We’ve got a secret for you: Sweeney Todd is a musical. We understand there might be some confusion about that, seeing as how the television ads don’t have a single note of singing in them, and if you blink during the theatrical trailer, you’ll miss the five seconds of Johnny Depp singing buried in the clip. Make no mistake, though. The vast majority of this film is told in song. On the one hand, it’s a shame that DreamWorks is acting ashamed of a musical as fun as Sondheim’s, full of challenging, yet entirely accessible songs. But it’s pretty clear that they’re counting on scoring some extra ticket sales by luring in horror fans with playing up Tim Burton’s dark, Gothic vision of the material. And that might be a smart move, because Sweeney Todd may just be that rare musical with broad appeal to audiences who might normally say they don’t care for the genre.

Which is no surprise, considering that neither the film’s director nor its star have much affinity for the genre themselves. Burton has crafted exactly the kind of musical he’d like to see, which is one that eschews big production numbers and full company set pieces in favor of a more naturalistic approach to the movie musical, if characters breaking into song can ever be considered naturalistic.

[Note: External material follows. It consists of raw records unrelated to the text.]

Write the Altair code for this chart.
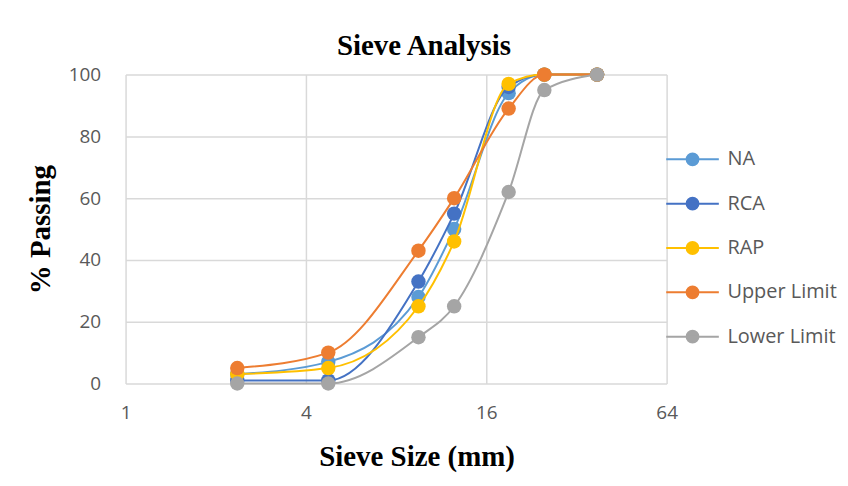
import altair as alt
import pandas as pd

sizes = [2.36, 4.75, 9.5, 12.5, 19, 25, 37.5]
series_names = ["NA", "RCA", "RAP", "Upper Limit", "Lower Limit"]
na = [3, 7, 28, 50, 94, 100, 100]
rca = [1, 1, 33, 55, 96, 100, 100]
rap = [3, 5, 25, 46, 97, 100, 100]
upper = [5, 10, 43, 60, 89, 100, 100]
lower = [0, 0, 15, 25, 62, 95, 100]
colors = ["#5B9BD5", "#4472C4", "#FFC000", "#ED7D31", "#A5A5A5"]
x_ticks = [1, 4, 16, 64]
y_ticks = [0, 20, 40, 60, 80, 100]

values = [na, rca, rap, upper, lower]

color_scale = alt.Scale(domain=series_names, range=colors)
x_scale = alt.Scale(type="log", base=2, domain=[1, 64], nice=False)
y_scale = alt.Scale(domain=[0, 100], nice=False)

legend_path = ("M-1.2,0H1.2M-0.27,0A0.27,0.27 0 1,0 0.27,0"
               "A0.27,0.27 0 1,0 -0.27,0Z")

legend = alt.Legend(
    title=None, orient="none", legendX=546, legendY=62,
    symbolType=legend_path, symbolSize=1936, symbolStrokeWidth=2,
    symbolOpacity=1,
    labelFont="Open Sans", labelFontSize=20, labelColor="#595959",
    labelOffset=12, rowPadding=11.5, padding=0, labelLimit=300,
)

x_axis = alt.Axis(values=x_ticks, title="Sieve Size (mm)", grid=True,
                  labelExpr="datum.value", labelPadding=20, titlePadding=20,
                  labelFlush=False, titleX=292)
y_axis = alt.Axis(values=y_ticks, title="% Passing", grid=True,
                  labelPadding=25, titlePadding=13)

layers = []
for i, (name, vals) in enumerate(zip(series_names, values)):
    df = pd.DataFrame({"size": sizes, "pct": vals, "series": name})
    base = alt.Chart(df).encode(
        x=alt.X("size:Q", scale=x_scale, axis=x_axis),
        y=alt.Y("pct:Q", scale=y_scale, axis=y_axis),
    )
    line = base.mark_line(interpolate="monotone", strokeWidth=2).encode(
        stroke=alt.Stroke("series:N", scale=color_scale, legend=legend),
    )
    pts = base.mark_point(filled=True, size=210, opacity=1).encode(
        fill=alt.Fill("series:N", scale=color_scale, legend=legend),
    )
    layers += [line, pts]

chart = alt.layer(*layers).properties(
    width=543, height=310,
    autosize=alt.AutoSizeParams(type="none"),
    padding={"left": 118, "top": 66, "right": 174, "bottom": 96},
    title=alt.Title("Sieve Analysis", font="Liberation Serif", fontSize=29,
                    fontWeight="bold", color="#000000", anchor="middle",
                    dx=28, offset=5),
).configure_view(stroke=None).configure_axis(
    domain=False, ticks=False, gridColor="#D9D9D9", gridWidth=1.5,
    labelFont="Open Sans", labelFontSize=19, labelColor="#595959",
    titleFont="Liberation Serif", titleFontSize=29, titleFontWeight="bold",
    titleColor="#000000",
)

chart.save("out.html", embed_options={"renderer": "svg", "actions": False})
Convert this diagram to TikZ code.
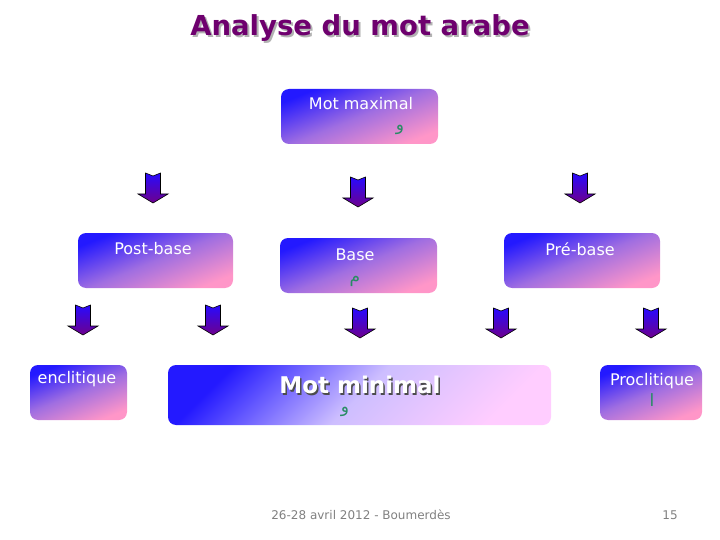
\documentclass[tikz,border=0pt]{standalone}
\usepackage{fontspec}
\setmainfont{DejaVu Sans}
\newfontfamily\arabicfont[Script=Arabic]{DejaVu Sans}
\TeXXeTstate=1
\usepackage{tikz}
\usetikzlibrary{arrows.meta, positioning, calc}
\definecolor{titlecolor}{RGB}{110,0,110}
\definecolor{boxblue}{RGB}{35,25,255}
\definecolor{boxmid}{RGB}{160,110,225}
\definecolor{boxpink}{RGB}{255,150,200}
\definecolor{minlight}{RGB}{205,190,255}
\definecolor{minpink}{RGB}{255,205,255}
\definecolor{arrowtop}{RGB}{40,10,255}
\definecolor{arrowbot}{RGB}{110,0,140}
\definecolor{arabgreen}{RGB}{40,140,100}

\begin{document}
\begin{tikzpicture}[
    x=1pt, y=-1pt,
    block/.style={rounded corners=8pt, inner sep=0pt, top color=boxblue, bottom color=boxpink, middle color=boxmid, shading angle=22},
    bigblock/.style={rounded corners=8pt, inner sep=0pt, top color=boxblue, bottom color=minpink, middle color=minlight, shading angle=45},
    label/.style={text=white, font=\fontsize{16}{18}\selectfont, inner sep=0pt},
    arab/.style={text=arabgreen, font=\arabicfont\fontsize{17}{19}\selectfont, inner sep=0pt},
    foot/.style={text=gray, font=\fontsize{12}{14}\selectfont, inner sep=0pt},
    flow/.pic={
        \shade[top color=arrowtop, bottom color=arrowbot, draw=black, line width=0.6pt]
            (-7.5,0) -- (0,3) -- (7.5,0) -- (7.5,21) -- (15,21) -- (0,30)
            -- (-15,21) -- (-7.5,21) -- cycle;
    }
]
    \useasboundingbox (0,0) rectangle (720,540);

    % Title
    \node[text=gray!60, font=\bfseries\fontsize{27.5}{30}\selectfont] at (362,30) {Analyse du mot arabe};
    \node[text=titlecolor, font=\bfseries\fontsize{27.5}{30}\selectfont] (title) at (360,28) {Analyse du mot arabe};

    % Blocks
    \node[block, minimum width=157pt, minimum height=55pt] (maximal) at (359.5,116.5) {};
    \node[block, minimum width=155pt, minimum height=55pt] (postbase) at (155.5,260.5) {};
    \node[block, minimum width=157pt, minimum height=55pt] (base) at (358.5,265.5) {};
    \node[block, minimum width=156pt, minimum height=55pt] (prebase) at (582,260.5) {};
    \node[block, minimum width=97pt, minimum height=55pt] (enclitic) at (78.5,392.5) {};
    \node[bigblock, minimum width=383pt, minimum height=60pt] (minimal) at (359.5,395) {};
    \node[block, minimum width=102pt, minimum height=55pt] (proclitic) at (651,392.5) {};

    % Texts in the blocks
    \node[label] (maxtext) at (361,104) {Mot maximal};
    \node[arab] (maxarab) at (400,130) {\beginR و\endR};
    \node[label] (posttext) at (153,249) {Post-base};
    \node[label] (basetext) at (355,255) {Base};
    \node[arab] (basearab) at (355,281) {\beginR م\endR};
    \node[label] (pretext) at (580,249) {Pré-base};
    \node[label] (enctext) at (77,379) {enclitique};
    \node[text=black!70, font=\bfseries\fontsize{23}{26}\selectfont, inner sep=0pt] at (361.5,386.5) {Mot minimal};
    \node[text=white, font=\bfseries\fontsize{23}{26}\selectfont, inner sep=0pt] (mintext) at (360,385) {Mot minimal};
    \node[arab] (minarab) at (345,412) {\beginR و\endR};
    \node[label] (protext) at (652,381) {Proclitique};
    \node[arab] (proarab) at (652,400) {\beginR ا\endR};

    % Arrows
    \pic (a1) at (153,173) {flow};
    \pic (a2) at (358,177) {flow};
    \pic (a3) at (580,173) {flow};
    \pic (b1) at (83,305) {flow};
    \pic (b2) at (213,305) {flow};
    \pic (b3) at (360,308) {flow};
    \pic (b4) at (501,308) {flow};
    \pic (b5) at (651,308) {flow};

    % Footer
    \node[foot] (date) at (361,515) {26-28 avril 2012 - Boumerdès};
    \node[foot] (page) at (670,515) {15};
\end{tikzpicture}
\end{document}
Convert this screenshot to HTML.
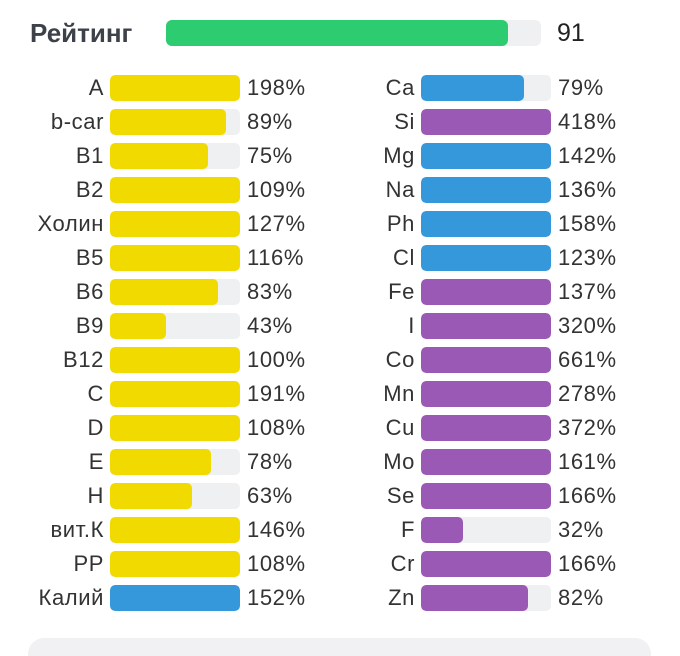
<!DOCTYPE html>
<html style="width:680px;height:656px;overflow:hidden"><head><meta charset="utf-8"><style>
body{margin:0;width:680px;height:656px;background:#fff;position:relative;overflow:hidden;font-family:"Liberation Sans","DejaVu Sans",sans-serif;color:#333}
.r{position:absolute;height:26px;left:0;width:680px}
.l{position:absolute;width:150px;text-align:right;font-size:22px;letter-spacing:0.6px;line-height:26px;top:0}
.t{position:absolute;width:130px;height:26px;background:#eff0f2;border-radius:5px;top:0;overflow:hidden}
.f{height:26px;border-radius:5px}
.v{position:absolute;font-size:22px;letter-spacing:0.6px;line-height:26px;top:0}
.y{background:#f1da00}.b{background:#3498db}.p{background:#9b59b6}
</style></head><body>
<div style="position:absolute;left:30px;top:17px;font-size:26px;font-weight:bold;color:#3d4249;line-height:32px">Рейтинг</div>
<div style="position:absolute;left:166px;top:20px;width:375px;height:26px;background:#eff0f2;border-radius:6px"><div style="width:342px;height:26px;background:#2ecc71;border-radius:6px"></div></div>
<div style="position:absolute;left:557px;top:17px;font-size:25px;line-height:32px;color:#222">91</div>

<div style="position:absolute;left:28px;top:638px;width:623px;height:18px;background:#f1f1f3;border-radius:16px 16px 0 0"></div>

<div class="r" style="top:75px"><div class="l" style="left:-46px">A</div><div class="t" style="left:110px"><div class="f y" style="width:100%"></div></div><div class="v" style="left:247px">198%</div><div class="l" style="left:265px">Ca</div><div class="t" style="left:421px"><div class="f b" style="width:79%"></div></div><div class="v" style="left:558px">79%</div></div>
<div class="r" style="top:109px"><div class="l" style="left:-46px">b-car</div><div class="t" style="left:110px"><div class="f y" style="width:89%"></div></div><div class="v" style="left:247px">89%</div><div class="l" style="left:265px">Si</div><div class="t" style="left:421px"><div class="f p" style="width:100%"></div></div><div class="v" style="left:558px">418%</div></div>
<div class="r" style="top:143px"><div class="l" style="left:-46px">B1</div><div class="t" style="left:110px"><div class="f y" style="width:75%"></div></div><div class="v" style="left:247px">75%</div><div class="l" style="left:265px">Mg</div><div class="t" style="left:421px"><div class="f b" style="width:100%"></div></div><div class="v" style="left:558px">142%</div></div>
<div class="r" style="top:177px"><div class="l" style="left:-46px">B2</div><div class="t" style="left:110px"><div class="f y" style="width:100%"></div></div><div class="v" style="left:247px">109%</div><div class="l" style="left:265px">Na</div><div class="t" style="left:421px"><div class="f b" style="width:100%"></div></div><div class="v" style="left:558px">136%</div></div>
<div class="r" style="top:211px"><div class="l" style="left:-46px">Холин</div><div class="t" style="left:110px"><div class="f y" style="width:100%"></div></div><div class="v" style="left:247px">127%</div><div class="l" style="left:265px">Ph</div><div class="t" style="left:421px"><div class="f b" style="width:100%"></div></div><div class="v" style="left:558px">158%</div></div>
<div class="r" style="top:245px"><div class="l" style="left:-46px">B5</div><div class="t" style="left:110px"><div class="f y" style="width:100%"></div></div><div class="v" style="left:247px">116%</div><div class="l" style="left:265px">Cl</div><div class="t" style="left:421px"><div class="f b" style="width:100%"></div></div><div class="v" style="left:558px">123%</div></div>
<div class="r" style="top:279px"><div class="l" style="left:-46px">B6</div><div class="t" style="left:110px"><div class="f y" style="width:83%"></div></div><div class="v" style="left:247px">83%</div><div class="l" style="left:265px">Fe</div><div class="t" style="left:421px"><div class="f p" style="width:100%"></div></div><div class="v" style="left:558px">137%</div></div>
<div class="r" style="top:313px"><div class="l" style="left:-46px">B9</div><div class="t" style="left:110px"><div class="f y" style="width:43%"></div></div><div class="v" style="left:247px">43%</div><div class="l" style="left:265px">I</div><div class="t" style="left:421px"><div class="f p" style="width:100%"></div></div><div class="v" style="left:558px">320%</div></div>
<div class="r" style="top:347px"><div class="l" style="left:-46px">B12</div><div class="t" style="left:110px"><div class="f y" style="width:100%"></div></div><div class="v" style="left:247px">100%</div><div class="l" style="left:265px">Co</div><div class="t" style="left:421px"><div class="f p" style="width:100%"></div></div><div class="v" style="left:558px">661%</div></div>
<div class="r" style="top:381px"><div class="l" style="left:-46px">C</div><div class="t" style="left:110px"><div class="f y" style="width:100%"></div></div><div class="v" style="left:247px">191%</div><div class="l" style="left:265px">Mn</div><div class="t" style="left:421px"><div class="f p" style="width:100%"></div></div><div class="v" style="left:558px">278%</div></div>
<div class="r" style="top:415px"><div class="l" style="left:-46px">D</div><div class="t" style="left:110px"><div class="f y" style="width:100%"></div></div><div class="v" style="left:247px">108%</div><div class="l" style="left:265px">Cu</div><div class="t" style="left:421px"><div class="f p" style="width:100%"></div></div><div class="v" style="left:558px">372%</div></div>
<div class="r" style="top:449px"><div class="l" style="left:-46px">E</div><div class="t" style="left:110px"><div class="f y" style="width:78%"></div></div><div class="v" style="left:247px">78%</div><div class="l" style="left:265px">Mo</div><div class="t" style="left:421px"><div class="f p" style="width:100%"></div></div><div class="v" style="left:558px">161%</div></div>
<div class="r" style="top:483px"><div class="l" style="left:-46px">H</div><div class="t" style="left:110px"><div class="f y" style="width:63%"></div></div><div class="v" style="left:247px">63%</div><div class="l" style="left:265px">Se</div><div class="t" style="left:421px"><div class="f p" style="width:100%"></div></div><div class="v" style="left:558px">166%</div></div>
<div class="r" style="top:517px"><div class="l" style="left:-46px">вит.К</div><div class="t" style="left:110px"><div class="f y" style="width:100%"></div></div><div class="v" style="left:247px">146%</div><div class="l" style="left:265px">F</div><div class="t" style="left:421px"><div class="f p" style="width:32%"></div></div><div class="v" style="left:558px">32%</div></div>
<div class="r" style="top:551px"><div class="l" style="left:-46px">PP</div><div class="t" style="left:110px"><div class="f y" style="width:100%"></div></div><div class="v" style="left:247px">108%</div><div class="l" style="left:265px">Cr</div><div class="t" style="left:421px"><div class="f p" style="width:100%"></div></div><div class="v" style="left:558px">166%</div></div>
<div class="r" style="top:585px"><div class="l" style="left:-46px">Калий</div><div class="t" style="left:110px"><div class="f b" style="width:100%"></div></div><div class="v" style="left:247px">152%</div><div class="l" style="left:265px">Zn</div><div class="t" style="left:421px"><div class="f p" style="width:82%"></div></div><div class="v" style="left:558px">82%</div></div>
</body></html>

The story, which had been bouncing around in various forms for decades of British folk storytelling before Sondheim made it into an international musical sensation, is a fairly straightforward revenge tale: sweet natured barber Benjamin Barker is separated from his wife by a lustful judge who trumps up charges and sends him away for 15 years. Barker returns with a new name and bloodlust in his heart, but when vengeance is slow in coming, he turns his fury upon the hapless men sitting in his chair for a shave. His downstairs neighbor, Mrs. Lovett (Helena Bonham-Carter, playing the the character like a Cockney version of Fight Club‘s Marla), has a self-destructive taste for darkly mysterious psychopaths, and enters into a partnership with Todd to use the by-product of his murderous inclinations to supply her failing meatpie business. Hilarity ensues, just as in any of the many Broadway musicals concerning serial murder and cannibalism.